“Bu ölüm bana çok dokundu.
Irene Joliot Curie için ağladım bu akşam.
Ne tuhaf.
Irene, deselerdi, Irene, öldüğün zaman, deselerdi.
İstanbullu bir kadın,
hem de hiç tanımadığın,
ağlayacak arkandan,
deselerdi, şaşardı…”
Bu satırlar, İstanbul’da eşine özlem dolu mektup yazan bir kadının kaleminden çıktı. Satırlarda bahsi geçen Irene, bilim ile uğraşan bir kadındı. 1956 yılının ilkbaharında ölmüştü. Erkek egemen bir alanda zorluklarla baş etmiş ve Nobel ödülü kazanan ikinci kadın olarak adını tarihe yazdırmıştı. Bu yüzden hasret içiren bir mektubun içinde bile kendine yer bulabilmişti.
Günümüz iş dünyasında da kadınların erkeklere oranla daha fazla zorluk ile mücadele ettiği bir gerçek.
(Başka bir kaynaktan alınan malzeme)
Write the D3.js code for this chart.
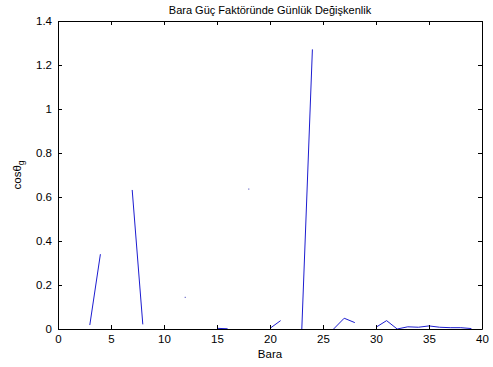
<!DOCTYPE html>
<html>
<head>
<meta charset="utf-8">
<script src="https://cdn.jsdelivr.net/npm/d3@7/dist/d3.min.js"></script>
<style>
  html, body { margin: 0; padding: 0; background: #fff; }
  svg { display: block; font-family: Arial, "Liberation Sans", sans-serif; }
</style>
</head>
<body>
<svg id="chart" width="493" height="367"></svg>
<script>
// bus numbers (Bara) and daily variation of power factor; null = no value (gap)
const buses = d3.range(1, 40);
const variation = [
  null, null, 0.018, 0.34, null, null, 0.632, 0.021, null, null,
  null, 0.144, null, null, 0.003, 0.001, null, 0.636, null, 0.003,
  0.038, null, 0.0, 1.271, null, 0.0, 0.049, 0.029, null, 0.008,
  0.038, 0.0, 0.01, 0.008, 0.014, 0.008, 0.006, 0.006, 0.002
];
const xTicks = [0, 5, 10, 15, 20, 25, 30, 35, 40];
const yTicks = [0, 0.2, 0.4, 0.6, 0.8, 1, 1.2, 1.4];

const titleText = 'Bara Güç Faktöründe Günlük Değişkenlik';
const xLabel = 'Bara';

const margin = { top: 21, right: 11, bottom: 38, left: 58 };
const svg = d3.select('#chart');
const W = +svg.attr('width'), H = +svg.attr('height');
const w = W - margin.left - margin.right;
const h = H - margin.top - margin.bottom;

const x = d3.scaleLinear().domain([0, 40]).range([0, w]);
const y = d3.scaleLinear().domain([0, 1.4]).range([h, 0]);

const g = svg.append('g').attr('transform', `translate(${margin.left},${margin.top})`);

const points = buses.map((b, i) => ({ b, v: variation[i] }));

// line with gaps
const line = d3.line()
  .defined(d => d.v != null)
  .x(d => x(d.b))
  .y(d => y(d.v));

g.append('path')
  .datum(points)
  .attr('fill', 'none')
  .attr('stroke', '#1c1cd0')
  .attr('stroke-width', 1)
  .attr('d', line);

// isolated values (neighbours missing) show up only as a tiny dot
const isolated = points.filter((d, i) => d.v != null &&
  (i === 0 || points[i - 1].v == null) &&
  (i === points.length - 1 || points[i + 1].v == null));
g.selectAll('rect.dot')
  .data(isolated)
  .join('rect')
  .attr('class', 'dot')
  .attr('x', d => x(d.b) - 0.5)
  .attr('y', d => y(d.v) - 0.5)
  .attr('width', 1)
  .attr('height', 1)
  .attr('fill', '#2a2ab0');

// axes (ticks inside, box on)
const fmt = d => String(+d.toFixed(1));
const tickLen = 4;

g.append('g').attr('transform', `translate(0,${h})`)
  .call(d3.axisBottom(x).tickValues(xTicks).tickSizeInner(-tickLen).tickSizeOuter(0).tickPadding(6).tickFormat(d3.format('d')));
g.append('g')
  .call(d3.axisTop(x).tickValues(xTicks).tickSizeInner(-tickLen).tickSizeOuter(0).tickFormat(''));
g.append('g')
  .call(d3.axisLeft(y).tickValues(yTicks).tickSizeInner(-tickLen).tickSizeOuter(0).tickPadding(6).tickFormat(fmt));
g.append('g').attr('transform', `translate(${w},0)`)
  .call(d3.axisRight(y).tickValues(yTicks).tickSizeInner(-tickLen).tickSizeOuter(0).tickFormat(''));

g.selectAll('.domain').attr('stroke', '#000');
g.selectAll('.tick line').attr('stroke', '#000');
g.selectAll('.tick text').attr('font-size', 11.5).attr('fill', '#000')
  .attr('font-family', 'Arial, "Liberation Sans", sans-serif');

// title
svg.append('text')
  .attr('x', margin.left + w / 2)
  .attr('y', 14)
  .attr('text-anchor', 'middle')
  .attr('font-size', 11)
  .text(titleText);

// x label
svg.append('text')
  .attr('x', margin.left + w / 2)
  .attr('y', 358)
  .attr('text-anchor', 'middle')
  .attr('font-size', 11.5)
  .text(xLabel);

// y label cosθ_g
const yl = svg.append('text')
  .attr('transform', `translate(21,${margin.top + h / 2}) rotate(-90)`)
  .attr('text-anchor', 'middle')
  .attr('font-size', 11.5);
yl.append('tspan').text('cosθ');
yl.append('tspan').attr('font-size', 8.5).attr('dy', 3).text('g');
</script>
</body>
</html>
Bu düşünüldüğünde Irene’nin yaklaşık 100 yıl önce verdiği mücadelenin önemi daha iyi anlaşılabilir. Ancak tüm bunlara rağmen onun oldukça şanslı olduğunu da söyleyebiliriz.
Çünkü Irene’yi zorluklara karşı bu denli dirayetli kılabilecek olan rol model hemen onun yanı başındaydı. Bu rol model annesiydi. Annesi onun karşılaştığı zorlukların çok daha fazlası ile baş etmek zorunda kalmıştı. Örneğin annesi, çok başarılı bir öğrenci olmasına rağmen kadınların üniversiteye alınmadığı bir ülkede büyümüştü. Buna rağmen 24 yaşında da olsa yurt dışına çıkmış ve üniversiteye başlamanın bir yolunu bulabilmişti. Üniversiteye başlamakla yetinmemiş akademik anlamda inanılmaz bir başarı göstermişti. Akademik unvanlara ve laboratuvarlara erişimi erkekler kadar kolay olmasa da yılmadan çalışmıştı.
Ve sonunda Nobel’i kazanan ilk kadın unvanını o elde etmişti. Nobel’i kazanmıştı ama kürsüden konuşmasına izin verilmemişti. Bu tarz kısıtlamalar hiçbir zaman için onu yıldırmaya yetmedi. Çalışmaya devam ederek profesör unvanını aldı. Bu da bir ilkti. Daha önce hiçbir kadın bunu başaramamıştı. Bununla da yetinmeyip 8 yıl sonra başka bir dalda tekrar Nobel ödülünü kazandı. İki dalda Nobel ödülü kazan tek kişi oydu. Irene’nin annesi, Marie Curie!
İşte Irene böyle bir annenin kızıydı. Bu yüzden şanslıydı. Annesi mücadeleden yılmayan bir akademik dehaydı. Bilimi zorluklar içinde aşk ile yapıyordu.
Bir röportajında ekonomik durumlarını şu şekilde açıklamıştı Marie Curie.
“2 çocukla beraber yaşamak ve bir yandan da ticari kaygı gütmeden bilimsel araştırmalar yapmak bizi ekonomik olarak oldukça yıpratmıştı.”
Maddi sorunlara rağmen bilimsel keşfi olan radyum elementinin patentini almayı reddetmiş ve patent tekliflerine ise şöyle cevap vermişti:
“Radyum bir elementtir, herkesin malıdır. Nasıl bir kişiye ait olabilir?”
Zorlukların üstünden gelmesi, ilkleri yaşaması ve buluşları ile Marie Curie’nin kadın olarak akla gelen ilk bilim insanı olduğunu söyleyebiliriz. Ancak dönemin medyası onun başarılarından ziyade özel hayatını sürekli manşetlere taşımıştı.
O ise tüm bunlara şu şekilde cevap vermişti:
“İnsanlar konusunda daha az, fikirler konusunda daha çok meraklı olun.”